Written by Brabners LLP
Introduction
On 26 October 2024, the law will impose a new duty on employers to prevent sexual harassment in the workplace.
The new duty applies to all employers, including employers of umbrella employees, regardless of the size of the organisation.
The current law
The law already makes employers vicariously liable for any sexual harassment carried out by their employees during work. Employers may, however, be able to defend this type of claim if they can prove that they took “all reasonable steps” to prevent such behaviour. This existing law encourages (but does not require) employers to take proactive measures to prevent sexual harassment from occurring in the workplace.
The new law
The new legislation imposes a positive obligation on employers to actively prevent sexual harassment by implementing reasonable preventive measures. The law will require employers to take “reasonable steps” to prevent harassment of a sexual nature against an employee in the course of their employment.
What is sexual harassment?
The law defines sexual harassment as “Unwanted conduct related to a relevant protected characteristic which has the purpose or effect of violating an individual’s dignity or creating an intimidating, hostile, degrading, humiliating or offensive environment for that individual”.
There is a degree of subjectivity with this definition, and the perception of the individual claiming sexual harassment has taken place will be considered.
What are “reasonable steps”?
The new law does not specifically define what constitutes “reasonable steps”, but the explanatory notes which sit alongside the new legislation suggest that reasonable steps will depend on “the specific circumstances of the employer, including its size and sector and other relevant facts. In most cases, the employer’s practices and procedures (e.g. grievance and reporting procedures) for preventing and dealing with sexual harassment are likely to be relevant”.
The Equality and Human Rights Commission (“EHRC”) is expected to release updated technical guidance this week specifying the steps that employers should take to prevent and respond to sexual harassment.
It is clear that what amounts to “reasonable steps” will vary depending on the circumstances. It is likely that the steps which an umbrella employer would be expected to take in relation to its permanent employees will be different (more stringent) than the steps it would reasonably be expected to take in relation to its umbrella employees, given that it will be much harder to prevent an umbrella employee from being harassed during the course of an assignment where the umbrella employer is not present and has no control over the end-client’s staff.
What steps can an umbrella company take to prevent sexual harassment?
- Conduct risk assessments to identify the risks, consider the steps which could be taken to mitigate such risks and then consider whether it is reasonable to take those steps in the circumstances.

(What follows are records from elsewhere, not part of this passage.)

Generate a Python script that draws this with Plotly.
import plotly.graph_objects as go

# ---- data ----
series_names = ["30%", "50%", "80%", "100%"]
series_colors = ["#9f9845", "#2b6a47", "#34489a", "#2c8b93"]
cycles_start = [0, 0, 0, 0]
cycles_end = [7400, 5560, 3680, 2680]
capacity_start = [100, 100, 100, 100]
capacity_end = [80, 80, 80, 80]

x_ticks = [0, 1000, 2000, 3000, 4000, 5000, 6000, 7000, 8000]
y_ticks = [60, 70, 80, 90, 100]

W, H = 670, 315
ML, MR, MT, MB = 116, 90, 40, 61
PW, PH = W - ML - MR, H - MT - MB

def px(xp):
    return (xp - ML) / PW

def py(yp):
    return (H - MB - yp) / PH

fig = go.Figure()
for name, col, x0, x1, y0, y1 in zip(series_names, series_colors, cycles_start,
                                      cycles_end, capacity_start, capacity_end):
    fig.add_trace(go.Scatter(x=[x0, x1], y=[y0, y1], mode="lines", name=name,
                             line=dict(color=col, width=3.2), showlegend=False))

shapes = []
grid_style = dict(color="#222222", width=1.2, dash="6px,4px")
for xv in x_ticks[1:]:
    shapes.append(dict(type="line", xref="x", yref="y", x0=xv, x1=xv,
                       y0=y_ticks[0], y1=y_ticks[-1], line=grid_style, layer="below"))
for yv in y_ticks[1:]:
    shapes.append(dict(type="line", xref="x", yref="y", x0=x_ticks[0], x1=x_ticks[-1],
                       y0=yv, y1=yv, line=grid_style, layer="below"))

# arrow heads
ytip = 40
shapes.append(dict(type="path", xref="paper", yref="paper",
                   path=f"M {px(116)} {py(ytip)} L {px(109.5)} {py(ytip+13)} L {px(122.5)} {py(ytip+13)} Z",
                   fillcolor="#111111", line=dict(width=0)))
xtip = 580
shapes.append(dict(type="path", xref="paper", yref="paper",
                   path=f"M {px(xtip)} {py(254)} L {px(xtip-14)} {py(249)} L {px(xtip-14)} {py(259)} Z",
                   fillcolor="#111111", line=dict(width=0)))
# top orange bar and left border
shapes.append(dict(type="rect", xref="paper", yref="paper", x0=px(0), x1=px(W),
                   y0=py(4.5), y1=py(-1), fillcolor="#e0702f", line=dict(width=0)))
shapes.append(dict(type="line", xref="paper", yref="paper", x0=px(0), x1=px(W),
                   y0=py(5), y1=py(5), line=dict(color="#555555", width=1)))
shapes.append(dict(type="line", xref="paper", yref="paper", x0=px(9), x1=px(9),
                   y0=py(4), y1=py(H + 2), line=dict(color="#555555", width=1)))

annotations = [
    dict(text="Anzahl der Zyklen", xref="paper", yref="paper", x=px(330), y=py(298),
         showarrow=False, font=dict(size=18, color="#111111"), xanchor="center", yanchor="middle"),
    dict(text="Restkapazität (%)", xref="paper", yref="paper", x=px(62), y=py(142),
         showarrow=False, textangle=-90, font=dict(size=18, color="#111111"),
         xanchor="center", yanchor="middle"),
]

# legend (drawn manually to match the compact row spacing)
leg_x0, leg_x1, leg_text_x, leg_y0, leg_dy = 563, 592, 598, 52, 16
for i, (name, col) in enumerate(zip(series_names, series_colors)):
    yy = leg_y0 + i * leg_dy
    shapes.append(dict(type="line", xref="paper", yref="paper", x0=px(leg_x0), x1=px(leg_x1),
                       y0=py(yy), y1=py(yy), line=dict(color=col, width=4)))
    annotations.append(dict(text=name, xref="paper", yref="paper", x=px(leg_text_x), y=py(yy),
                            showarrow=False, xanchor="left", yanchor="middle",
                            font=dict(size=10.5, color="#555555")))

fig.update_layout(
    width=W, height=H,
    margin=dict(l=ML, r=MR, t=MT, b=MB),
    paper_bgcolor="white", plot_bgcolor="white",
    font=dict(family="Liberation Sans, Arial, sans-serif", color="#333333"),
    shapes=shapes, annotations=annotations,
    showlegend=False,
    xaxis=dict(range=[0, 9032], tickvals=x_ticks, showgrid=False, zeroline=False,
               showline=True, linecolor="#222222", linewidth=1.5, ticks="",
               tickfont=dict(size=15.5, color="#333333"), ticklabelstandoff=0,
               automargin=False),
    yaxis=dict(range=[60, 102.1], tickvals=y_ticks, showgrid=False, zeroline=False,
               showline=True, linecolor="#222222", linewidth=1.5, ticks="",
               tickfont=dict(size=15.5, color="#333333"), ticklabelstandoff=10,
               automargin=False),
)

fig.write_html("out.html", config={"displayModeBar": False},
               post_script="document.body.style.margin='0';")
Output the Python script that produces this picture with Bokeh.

- Complete due diligence on agencies by asking them to obtain and provide information and documentation on their end-clients’ training, policies and preventative measures.
- Include an express term in all contracts with agencies notifying them of your policy on harassment and requiring them to share this with end-clients and to comply with your requests for information. If possible, also include indemnities in respect of harassment by the end-client’s staff.
- Produce or update policies and procedures to clarify the law, set out expected behaviours and complaint mechanisms for umbrella employees and internal staff to follow. Draw attention to these policies as part of onboarding. It will not be enough to store such policies on a portal in the hope that they are read.
- Tailor policies and procedures to internal and umbrella employees, as well as to managers and non-managers. It may be appropriate to have separate policies for all these groups.
- Provide training to your internal staff to support them in dealing with complaints from umbrella employees and permanent staff. Consider whether certain staff members could become workplace champions to help raise awareness and provide support. Where online training is provided, ensure that it cannot be skipped, that there is a pass rate and seek to insert a quiz at the end to aid understanding. Wherever possible, it is worthwhile to undertake in-person training to maximise engagement.
- Have a clear timetable in place for refresher training once a year as a minimum.
- Whilst harassment by third parties is not yet directly covered under the law, it may be introduced in future legislation. Consequently, be aware of sexual harassment that could arise from relationships with third parties, including harassment by other agency workers on the end client’s premises as well as the client’s own employees.
- Encourage reporting of sexual harassment and ensure that any complaints raised are properly investigated.
- Be proactive – do not just act after an incident occurs!
Risks of getting it wrong
It goes without saying that no business would want one of their employees to suffer sexual harassment. Additionally, if harassment does occur, this could bring reputational risks as well as legal ones.
It is already the case that an employee (internal or umbrella) can bring a claim if they suffer sexual harassment at work. If an employer fails to properly implement the new duty to prevent sexual harassment, this will not give the affected employee the right to bring an additional free-standing claim regarding their employer’s breach of the duty. However, if the employee brings a sexual harassment claim and the Tribunal finds that their employer failed to take reasonable steps to prevent the harassment from occurring, then the Tribunal will have the power under the new law to increase the compensation payable to the employee by up to 25%.
Umbrella companies should therefore implement measures to comply with the new duty by no later than 26 October 2024.
This bulletin is for general guidance only and should not be used for any other purpose.